When you reach the level of a band like The 1975, it comes with an abundance of creative freedom. With three blockbuster studio albums to their name, Matty Healy and co. have earned the right to let go just that little bit more and indulge in their own sonic desires. Notes on a Conditional Form, the band’s fourth studio album, is exactly that kind of record, one where rules are thrown out of the window. It’s a 22-track journey through the minds of one of the world’s most in-demand bands, an opportunity for them to explore everything they’ve ever wanted to explore. Fans will lap it up and praise it to the gods, but is it good?

In short, it’s average at best. The 1975 have always been the kind to embrace unconventional songwriting approaches, but for the first time ever it feels more forced than natural. For more than 80 minutes, it sounds like they’re throwing everything they have at the wall and seeing what sticks. And then throwing again, and again, and again until everything they have sticks somehow. That’s not to say that it’s a terrible album, though. It’s just nowhere near as strong as the three records which came before it. The frantic People is an early highlight, its wall of sound a post-hardcore experiment worlds away from what you’d normally expect from the band. If You’re Too Shy (Then Let Me Know) has all the hallmarks of a hit single, Healy’s sickly sweet voice echoing alongside four-to-the-floor indie rhythms and brief stabs of sax. The wannabe-teen-movie-soundtrack of Me & You Together Song bridges the gap between early 2000s grunge pop and modern day indie by means of a catchier than catchy chorus, something Healy has always been very good at achieving.
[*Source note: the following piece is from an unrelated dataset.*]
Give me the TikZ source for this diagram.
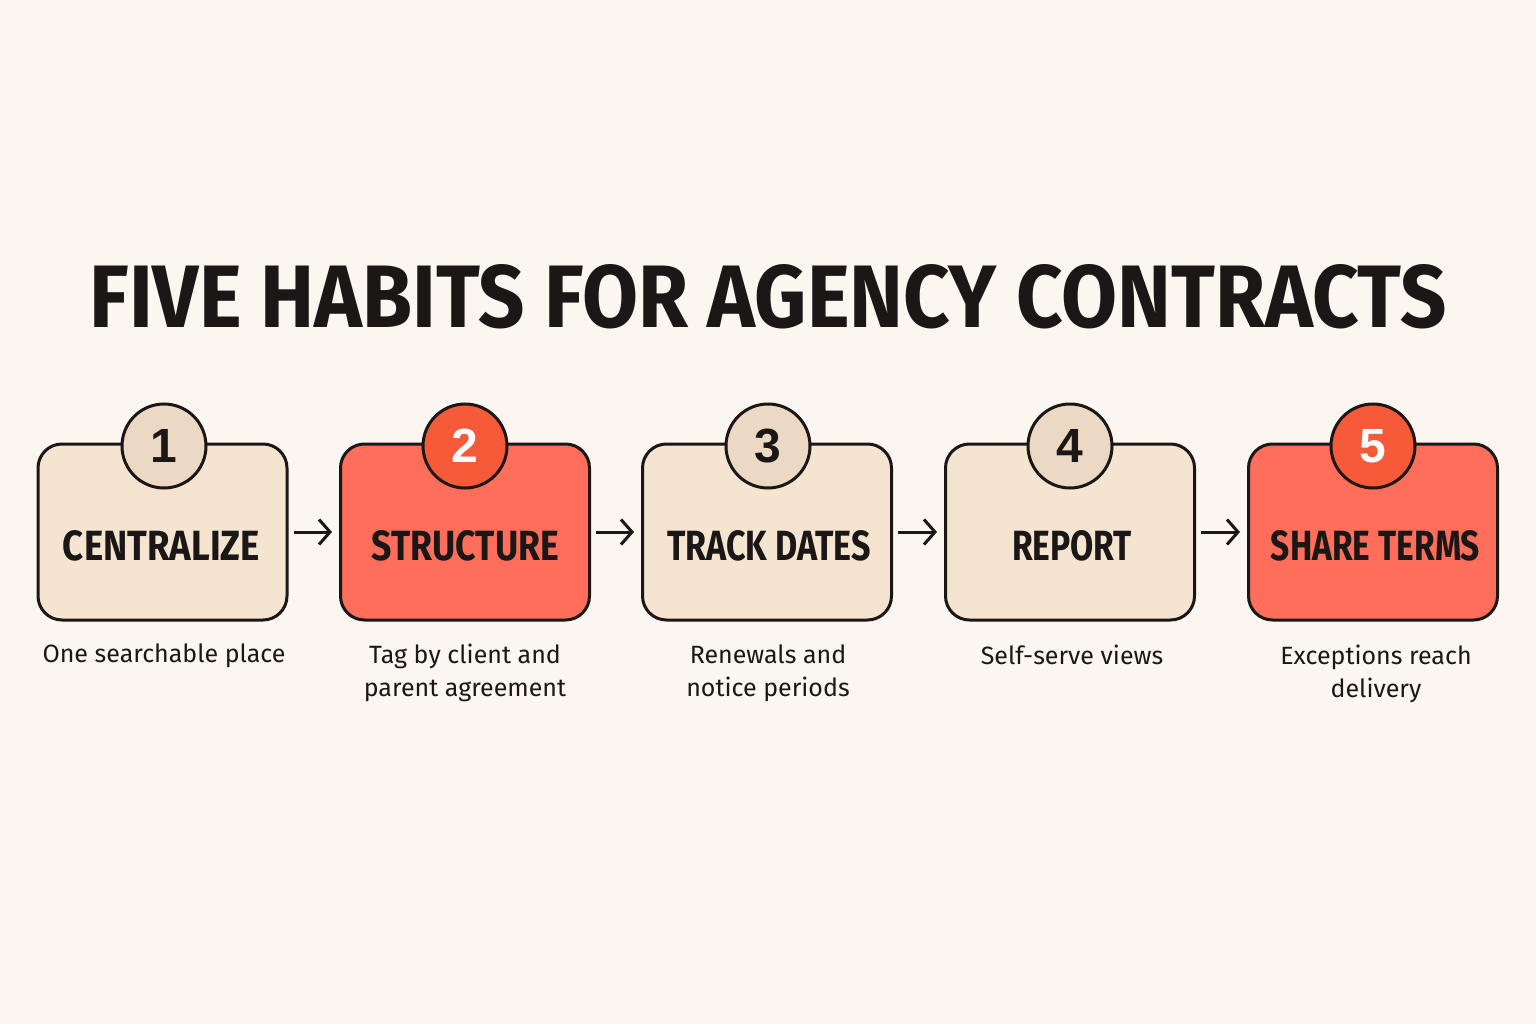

But it’s the great moments which are just so sparse, sandwiched in between one too many leftfield offshoots (Bagsy Not in Net, Having No Head, The End (Music For Cars) and Streaming to name but four). The kinds of moments which Notes could have done without; flourishes of strings, synths and warbled vocals that provide plenty, but have no substance to them. Elsewhere there are moments with so much potential that end up never being realised, such as Then Because She Goes, a lilting alt rock cut which ends far too soon as though it was an unfinished demo, as well as the lacklustre RoadkillTonight (I Wish I Was Your Boy) could have been a smash hit, but instead it’s been watered down to something too lo-fi to have the right impact. Guest vocals from the likes of Phoebe Bridgers (on four tracks), Cutty Ranks (on the upbeat Shiny Collarbone) and FKA Twigs provide some variety to the album, adding enough to the music to have an impact but never stealing the limelight. Bridgers’ appearance on Jesus Christ 2005 God Bless America is one of the stronger moments on the album, as well as the inclusion of a gospel choir also on the redeeming Nothing Revealed/Everything Denied.

Notes on a Conditional Form was never meant to be a political album, even if opener The 1975 features a lengthy and deep speech from activist Greta Thunberg. It’s one of the only moments on Notes where Healy and co. look outwards, highlighting the bleak state of the world. But the state of the world is not the main concern on Notes, as that’s reserved for a more inward approach. The moments of fragility throughout the record, of which there are many, provide glimpses into Healy’s psyche. He’s never been afraid to speak his mind, and although he does ponder a lot on Notes it’s become clearer that he’s more open and honest than ever. Earlier singles Frail State of Mind and The Birthday Party showcase this, with the piano-led Don’t Worry – a track penned and co-sung by Tim Healy – the most wholesome example of it. Healy’s father wrote this song when Matty was a child, and its simplistic lyrics (cloaked in autotune) reflect the carefree nature of childhood and pre-adolescence. Album finale Guys serves as a sweet love letter from Healy to the rest of the band, but musically it falls far below the mark.

The 1975 have now reached a level in their careers that they can get away with putting out a 22-track album. But that’s not to say they should. Without discrediting Healy’s personal, introverted lyrics, Notes on a Conditional Form is a dive too deep for a band who have never been afraid to take the plunge. To their credit, they have never made the same album twice, but for all of Notes’ good moments, there are just far too many misguided or directionless songs which don’t contribute an awful lot. Where 2016’s I Like It When You Sleep For You Are So Beautiful Yet So Unaware Of It and 2018’s A Brief Inquiry Into Online Relationships succeeded, Notes on a Conditional Form unfortunately falters. Notes on a Conditional Form is out this Friday (22 May) via Dirty Hit.